WHAT IS NEEDED: The material below should be written out in full and exactly; pictures stay out of the copy.

- - -

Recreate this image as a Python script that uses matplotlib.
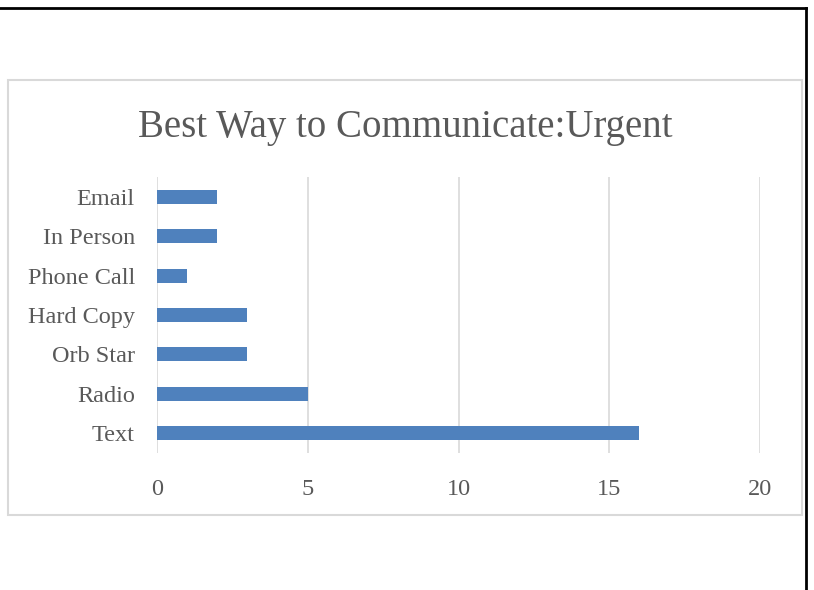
import matplotlib.pyplot as plt
from matplotlib.patches import Rectangle
from matplotlib.lines import Line2D

categories = ['Text', 'Radio', 'Orb Star', 'Hard Copy', 'Phone Call', 'In Person', 'Email']
counts = [16, 5, 3, 3, 1, 2, 2]
xticks = [0, 5, 10, 15, 20]

bar_color = '#4f81bd'
text_color = '#595959'
grid_color = '#d9d9d9'

plt.rcParams['font.family'] = ['Liberation Serif', 'DejaVu Serif']

fig = plt.figure(figsize=(8.14, 5.90), dpi=100)

# page border lines (top and right)
fig.add_artist(Line2D([0, 806 / 814], [1 - 8 / 590, 1 - 8 / 590], color='black', lw=2))
fig.add_artist(Line2D([806 / 814, 806 / 814], [1 - 8 / 590, 0], color='black', lw=2))

# chart frame
fig.add_artist(Rectangle((8 / 814, 1 - 515 / 590), 794 / 814, 435 / 590,
                         fill=False, edgecolor=grid_color, lw=1.5))

ax = fig.add_axes([157 / 814, 1 - 453 / 590, 603 / 814, 276 / 590])
ax.barh(range(len(categories)), counts, height=0.355, color=bar_color, zorder=3)
ax.set_xlim(0, 20)
ax.set_ylim(-0.5, len(categories) - 0.5)
ax.set_xticks(xticks)
ax.set_xticklabels([str(t) for t in xticks])
ax.set_yticks(range(len(categories)))
ax.set_yticklabels(categories)
ax.grid(axis='x', color=grid_color, lw=1.2, zorder=0)
for s in ax.spines.values():
    s.set_visible(False)
ax.tick_params(length=0, colors=text_color, labelsize=17.5)
ax.tick_params(axis='x', pad=19)
ax.tick_params(axis='y', pad=16)

fig.text(405 / 814, 1 - 127 / 590, 'Best Way to Communicate:Urgent',
         ha='center', va='center', fontsize=28, color=text_color)

fig.savefig('out.png', dpi=100)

- - -

RESULT:
Recreate this image as a Python script that uses matplotlib.
import matplotlib.pyplot as plt
from matplotlib.patches import Rectangle
from matplotlib.lines import Line2D

categories = ['Text', 'Radio', 'Orb Star', 'Hard Copy', 'Phone Call', 'In Person', 'Email']
counts = [16, 5, 3, 3, 1, 2, 2]
xticks = [0, 5, 10, 15, 20]

bar_color = '#4f81bd'
text_color = '#595959'
grid_color = '#d9d9d9'

plt.rcParams['font.family'] = ['Liberation Serif', 'DejaVu Serif']

fig = plt.figure(figsize=(8.14, 5.90), dpi=100)

# page border lines (top and right)
fig.add_artist(Line2D([0, 806 / 814], [1 - 8 / 590, 1 - 8 / 590], color='black', lw=2))
fig.add_artist(Line2D([806 / 814, 806 / 814], [1 - 8 / 590, 0], color='black', lw=2))

# chart frame
fig.add_artist(Rectangle((8 / 814, 1 - 515 / 590), 794 / 814, 435 / 590,
                         fill=False, edgecolor=grid_color, lw=1.5))

ax = fig.add_axes([157 / 814, 1 - 453 / 590, 603 / 814, 276 / 590])
ax.barh(range(len(categories)), counts, height=0.355, color=bar_color, zorder=3)
ax.set_xlim(0, 20)
ax.set_ylim(-0.5, len(categories) - 0.5)
ax.set_xticks(xticks)
ax.set_xticklabels([str(t) for t in xticks])
ax.set_yticks(range(len(categories)))
ax.set_yticklabels(categories)
ax.grid(axis='x', color=grid_color, lw=1.2, zorder=0)
for s in ax.spines.values():
    s.set_visible(False)
ax.tick_params(length=0, colors=text_color, labelsize=17.5)
ax.tick_params(axis='x', pad=19)
ax.tick_params(axis='y', pad=16)

fig.text(405 / 814, 1 - 127 / 590, 'Best Way to Communicate:Urgent',
         ha='center', va='center', fontsize=28, color=text_color)

fig.savefig('out.png', dpi=100)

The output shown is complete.